On the surface, Yang said, the sheer number of Falun Gong practitioners - estimated at between 70 million and 100 million - is a threat to Government control. The communist Chinese government frowns on religious practice; Falun Gong involves believing in spiritual forces and in an afterlife, Yang said. But, he said, of greater importance is the way China's leadership has traditionally protected its power. There is a core group of politicians who tend to conserve their strength by fabricating threats to social harmony and national security, Yang said.

With the Chinese people's increasing acceptance of Western culture and technology, these politicians are having a harder time using that time-tested tactic. Hence, Yang said, Falun Gong has become the new enemy.

The Chens are that enemy made flesh. In February, they made their way to what they called the "appealing bureau" in Beijing." Supposedly, the purpose of this bureau is to allow people to express their opinions," Ning Fang Chen said. "Certain people in the government do not understand Falun Gong. We felt we had to explain this to them." After it became clear that the Chens had come to express their displeasure with the government's stance toward their faith, bureau security called the local police station.

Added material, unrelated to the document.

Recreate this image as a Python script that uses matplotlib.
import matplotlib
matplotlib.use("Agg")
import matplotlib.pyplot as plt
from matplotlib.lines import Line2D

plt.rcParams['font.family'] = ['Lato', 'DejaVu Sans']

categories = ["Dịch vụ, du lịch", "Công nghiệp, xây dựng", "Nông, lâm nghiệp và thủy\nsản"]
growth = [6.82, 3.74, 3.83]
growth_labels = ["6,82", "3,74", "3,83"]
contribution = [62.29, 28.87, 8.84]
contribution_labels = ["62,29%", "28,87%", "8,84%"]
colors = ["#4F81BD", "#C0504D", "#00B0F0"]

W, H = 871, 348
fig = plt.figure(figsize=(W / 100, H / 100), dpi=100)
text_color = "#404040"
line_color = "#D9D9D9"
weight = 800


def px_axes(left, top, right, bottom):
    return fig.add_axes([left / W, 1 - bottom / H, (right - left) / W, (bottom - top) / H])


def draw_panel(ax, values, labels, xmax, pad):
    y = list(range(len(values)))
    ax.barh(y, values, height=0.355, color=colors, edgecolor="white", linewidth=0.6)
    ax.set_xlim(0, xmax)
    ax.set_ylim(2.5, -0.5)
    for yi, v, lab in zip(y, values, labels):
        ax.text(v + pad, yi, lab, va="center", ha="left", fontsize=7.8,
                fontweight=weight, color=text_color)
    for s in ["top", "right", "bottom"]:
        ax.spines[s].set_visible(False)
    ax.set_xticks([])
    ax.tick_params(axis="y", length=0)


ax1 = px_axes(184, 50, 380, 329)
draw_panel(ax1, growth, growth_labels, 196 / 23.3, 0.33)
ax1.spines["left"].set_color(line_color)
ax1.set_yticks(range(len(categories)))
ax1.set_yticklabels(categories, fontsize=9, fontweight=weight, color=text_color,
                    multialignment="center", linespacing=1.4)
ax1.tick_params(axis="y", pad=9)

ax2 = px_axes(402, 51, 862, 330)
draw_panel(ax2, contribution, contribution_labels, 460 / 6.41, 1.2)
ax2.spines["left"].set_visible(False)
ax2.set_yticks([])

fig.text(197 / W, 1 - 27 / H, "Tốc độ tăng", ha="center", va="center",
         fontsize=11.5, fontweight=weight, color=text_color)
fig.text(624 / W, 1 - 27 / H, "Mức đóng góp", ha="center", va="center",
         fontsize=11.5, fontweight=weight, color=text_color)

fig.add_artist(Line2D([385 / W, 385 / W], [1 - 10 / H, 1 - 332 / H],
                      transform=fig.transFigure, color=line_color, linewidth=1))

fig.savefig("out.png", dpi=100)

An officer arrived and took the Chens to a detention center in Beijing, where they were incarcerated for a month. The Chens said that when they asked their jailers why they were being detained, they were told: "The orders come from above."

The Chens, however, have no angry words for their captors. Falun Gong, Ru Tang Chen said, enables him to respond calmly to the "bad things" he sees in his society. The exercises by the river are one aspect of Falun Gong. The other, considered equally significant, is the cultivation of truthfulness, compassion and tolerance. The unity of those three qualities is viewed as the primary principle of the universe, adherents say.

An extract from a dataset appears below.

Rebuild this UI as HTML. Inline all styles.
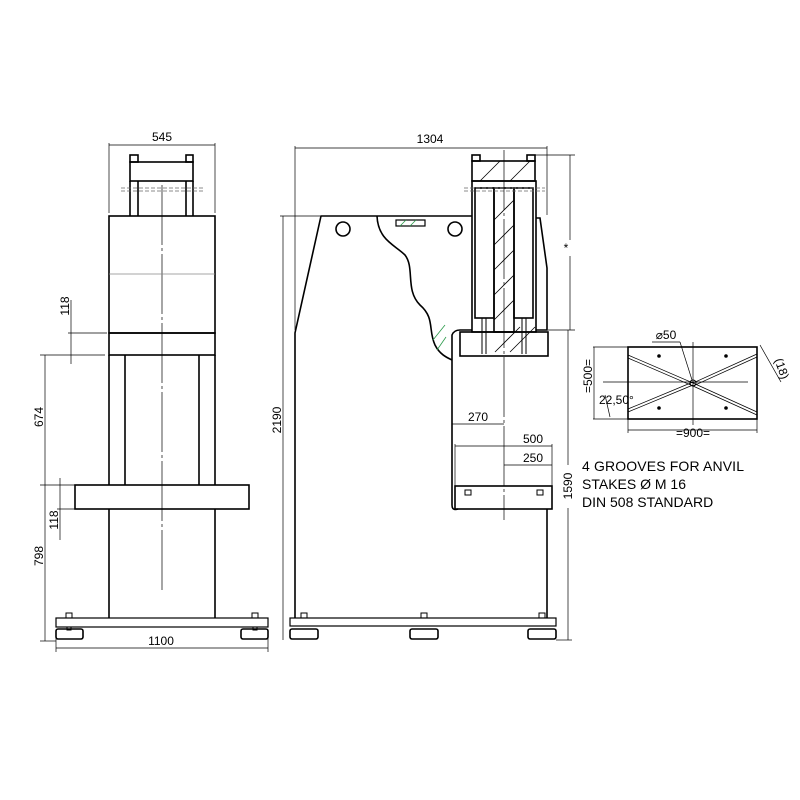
<!DOCTYPE html>
<html><head><meta charset="utf-8"><style>body{margin:0;background:#fff}svg{display:block}</style></head><body>
<svg width="800" height="800" viewBox="0 0 800 800" xmlns="http://www.w3.org/2000/svg" font-family="Liberation Sans, sans-serif">
<rect width="800" height="800" fill="#fff"/>
<g fill="none" stroke="#000" stroke-width="1.6">
<rect x="130" y="155" width="8" height="7"/><rect x="186" y="155" width="7" height="7"/>
<rect x="130" y="162" width="63" height="19"/>
<line x1="130" y1="181" x2="130" y2="216"/><line x1="138" y1="181" x2="138" y2="216"/>
<line x1="186" y1="181" x2="186" y2="216"/><line x1="193" y1="181" x2="193" y2="216"/>
<rect x="109" y="216" width="106" height="117"/>
<rect x="109" y="333" width="106" height="22"/>
<line x1="109" y1="355" x2="109" y2="485"/><line x1="215" y1="355" x2="215" y2="485"/>
<line x1="125" y1="355" x2="125" y2="485"/><line x1="199" y1="355" x2="199" y2="485"/>
<rect x="75" y="485" width="174" height="24"/>
<line x1="109" y1="509" x2="109" y2="618"/><line x1="215" y1="509" x2="215" y2="618"/>
<rect x="56" y="618" width="212" height="9" stroke-width="1.2"/>
<rect x="56" y="629" width="27" height="10" rx="2"/><rect x="241" y="629" width="27" height="10" rx="2"/>
<rect x="66" y="613" width="6" height="5" stroke-width="1"/><rect x="252" y="613" width="6" height="5" stroke-width="1"/>
<rect x="67" y="627" width="4" height="3" stroke-width="1"/><rect x="253" y="627" width="4" height="3" stroke-width="1"/>
<path d="M295 618 L295 333 L321 216 L472 216"/>
<circle cx="343" cy="229" r="7"/><circle cx="455" cy="229" r="7"/>
<rect x="396" y="220" width="29" height="6" stroke-width="1.2"/>
<path d="M377 216 C378 240 395 245 405 255 C415 268 405 290 420 305 C435 318 428 330 435 345 C440 355 448 358 452 360"/>
<path d="M452 360 L452 335 Q454 330 460 330 L472 330"/>
<path d="M452 360 L452 505 Q452 511 458 509"/>
<rect x="455" y="486" width="97" height="23"/>
<line x1="547" y1="509" x2="547" y2="618"/>
<rect x="290" y="618" width="266" height="8" stroke-width="1.2"/>
<rect x="290" y="629" width="28" height="10" rx="2"/><rect x="410" y="629" width="28" height="10" rx="2"/><rect x="528" y="629" width="28" height="10" rx="2"/>
<rect x="301" y="613" width="6" height="5" stroke-width="1"/><rect x="421" y="613" width="6" height="5" stroke-width="1"/><rect x="539" y="613" width="6" height="5" stroke-width="1"/>
<rect x="465" y="490" width="6" height="5" stroke-width="1"/><rect x="537" y="490" width="6" height="5" stroke-width="1"/>
<rect x="472" y="155" width="8" height="6"/><rect x="527" y="155" width="8" height="6"/>
<rect x="472" y="161" width="63" height="20"/>
<rect x="472" y="181" width="64" height="151"/>
<rect x="475" y="188" width="19" height="130"/><rect x="514" y="188" width="19" height="130"/>
<rect x="494" y="188" width="20" height="144"/>
<path d="M536 218 L540 218 L547 268 L547 330 L536 330"/>
<rect x="460" y="332" width="88" height="24"/>
<line x1="482" y1="318" x2="482" y2="354" stroke-width="1"/><line x1="486" y1="318" x2="486" y2="354" stroke-width="1"/>
<line x1="522" y1="318" x2="522" y2="354" stroke-width="1"/><line x1="526" y1="318" x2="526" y2="354" stroke-width="1"/>
<rect x="628" y="347" width="129" height="72"/>
</g>
<g stroke="#000" stroke-width="0.8">
<line x1="480" y1="181" x2="500" y2="161"/><line x1="510" y1="181" x2="530" y2="161"/>
<line x1="494" y1="220" x2="514" y2="200"/><line x1="494" y1="245" x2="514" y2="225"/><line x1="494" y1="270" x2="514" y2="250"/><line x1="494" y1="295" x2="514" y2="275"/><line x1="494" y1="320" x2="514" y2="300"/>
<line x1="495" y1="352" x2="520" y2="327"/><line x1="510" y1="352" x2="535" y2="327"/>
</g>
<g stroke="#2a9a4a" stroke-width="0.8">
<line x1="433" y1="340" x2="445" y2="325"/><line x1="437" y1="350" x2="446" y2="337"/><line x1="400" y1="226" x2="406" y2="220"/><line x1="410" y1="226" x2="416" y2="220"/>
</g>
<g stroke="#000" stroke-width="0.7" fill="none">
<line x1="162" y1="185" x2="162" y2="590" stroke-dasharray="60,3,3,3"/>
<line x1="109" y1="274" x2="215" y2="274" stroke="#888"/>
<line x1="121" y1="188" x2="203" y2="188" stroke-dasharray="4,2" stroke="#666"/><line x1="121" y1="191" x2="203" y2="191" stroke-dasharray="4,2" stroke="#666"/>
<line x1="464" y1="188" x2="545" y2="188" stroke-dasharray="4,2" stroke="#666"/><line x1="464" y1="191" x2="545" y2="191" stroke-dasharray="4,2" stroke="#666"/>
<line x1="504" y1="150" x2="504" y2="520" stroke-dasharray="60,3,3,3"/>
<line x1="109" y1="145" x2="215" y2="145"/><line x1="109" y1="143" x2="109" y2="213"/><line x1="215" y1="143" x2="215" y2="213"/>
<line x1="56" y1="648" x2="268" y2="648"/><line x1="56" y1="630" x2="56" y2="652"/><line x1="268" y1="630" x2="268" y2="652"/>
<line x1="45" y1="355" x2="45" y2="641"/><line x1="40" y1="355" x2="105" y2="355"/><line x1="40" y1="485" x2="75" y2="485"/><line x1="40" y1="641" x2="56" y2="641"/>
<line x1="71" y1="300" x2="71" y2="364"/><line x1="68" y1="333" x2="107" y2="333"/>
<line x1="60" y1="478" x2="60" y2="540"/><line x1="57" y1="509" x2="75" y2="509"/>
<line x1="295" y1="148" x2="547" y2="148"/><line x1="295" y1="146" x2="295" y2="330"/><line x1="547" y1="146" x2="547" y2="215"/>
<line x1="283" y1="216" x2="283" y2="640"/><line x1="280" y1="216" x2="320" y2="216"/>
<line x1="570" y1="155" x2="570" y2="240"/><line x1="570" y1="256" x2="570" y2="330"/><line x1="535" y1="155" x2="575" y2="155"/><line x1="548" y1="330" x2="575" y2="330"/>
<line x1="568" y1="330" x2="568" y2="465"/><line x1="568" y1="508" x2="568" y2="640"/><line x1="556" y1="640" x2="572" y2="640"/>
<line x1="452" y1="424" x2="504" y2="424"/><line x1="455" y1="446" x2="552" y2="446"/><line x1="504" y1="465" x2="552" y2="465"/>
<line x1="455" y1="444" x2="455" y2="486"/><line x1="552" y1="444" x2="552" y2="486"/>
<line x1="693" y1="342" x2="693" y2="425"/><line x1="603" y1="382" x2="748" y2="382"/>
<line x1="628" y1="355" x2="693" y2="383"/><line x1="628" y1="358" x2="693" y2="386"/>
<line x1="757" y1="412" x2="693" y2="383"/><line x1="757" y1="415" x2="693" y2="386"/>
<line x1="757" y1="354" x2="693" y2="383"/><line x1="757" y1="357" x2="693" y2="386"/>
<line x1="628" y1="409" x2="693" y2="382"/><line x1="628" y1="412" x2="693" y2="385"/>
<line x1="593" y1="347" x2="628" y2="347"/><line x1="593" y1="419" x2="628" y2="419"/><line x1="594" y1="347" x2="594" y2="419"/>
<line x1="628" y1="430" x2="757" y2="430"/><line x1="628" y1="419" x2="628" y2="433"/><line x1="757" y1="419" x2="757" y2="433"/>
<line x1="652" y1="342" x2="680" y2="342"/><line x1="680" y1="342" x2="692" y2="380"/>
<line x1="760" y1="345" x2="781" y2="382"/><line x1="610" y1="417" x2="605" y2="395"/>
</g>
<circle cx="693" cy="383" r="3" fill="none" stroke="#000"/>
<g fill="#000"><circle cx="659" cy="356" r="1.8"/><circle cx="726" cy="356" r="1.8"/><circle cx="659" cy="408" r="1.8"/><circle cx="726" cy="408" r="1.8"/></g>
<g fill="#000" font-size="12">
<text x="162" y="141" text-anchor="middle">545</text>
<text x="161" y="645" text-anchor="middle">1100</text>
<text x="430" y="143" text-anchor="middle">1304</text>
<text x="478" y="421" text-anchor="middle">270</text>
<text x="533" y="443" text-anchor="middle">500</text>
<text x="533" y="462" text-anchor="middle">250</text>
<text x="566" y="252" text-anchor="middle">*</text>
<text transform="translate(43,417) rotate(-90)" text-anchor="middle">674</text>
<text transform="translate(43,556) rotate(-90)" text-anchor="middle">798</text>
<text transform="translate(69,306) rotate(-90)" text-anchor="middle">118</text>
<text transform="translate(58,520) rotate(-90)" text-anchor="middle">118</text>
<text transform="translate(281,420) rotate(-90)" text-anchor="middle">2190</text>
<text transform="translate(572,486) rotate(-90)" text-anchor="middle">1590</text>
<text transform="translate(592,376) rotate(-90)" text-anchor="middle">=500=</text>
<text transform="translate(778,370) rotate(70)" text-anchor="middle">(18)</text>
<text x="693" y="437" text-anchor="middle">=900=</text>
<text x="666" y="339" text-anchor="middle">⌀50</text>
<text x="599" y="404">22,50°</text>
<g font-size="14"><text x="582" y="471" textLength="162">4 GROOVES FOR ANVIL</text><text x="582" y="489">STAKES Ø M 16</text><text x="582" y="507">DIN 508 STANDARD</text></g>
</g>
</svg>
</body></html>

Ying Chen, 32, has been going to the Cooper River site to practice Falun Gong for a year and a half, or roughly since people started the tradition. More come out, she said, in summer and spring, and those new to Falun Gong are sometimes shy and unwilling to practice outdoors.

Like many practitioners, Ying Chen credits the discipline with improving her health, teaching her how to handle stress better, and deepening her spiritual life. "I feel like I have found the truth," she said.

Emily Myers, 22, a religion major at Swarthmore College, was among those who joined the Chens one recent Saturday. "It has helped me to live a peaceful and balanced life," Myers said. "In many ways, I have become more sensitive to others' needs and to what is good for me." Myers, who was brought up Baptist, called her Christian upbringing "a wonderful groundwork" for the practice of a discipline in which she discerns elements of religious teachings from across the globe.

Myers, who practices Falun Gong with a handful of others at Swarthmore, has been following news reports of what is happening to Falun Gong practitioners in China. She said she intended to return to the Saturday meetings by the river to practice with the Chens. "It is really meaningful" to see the Chens practicing their faith here, Myers said. "It gives a face to all the stories."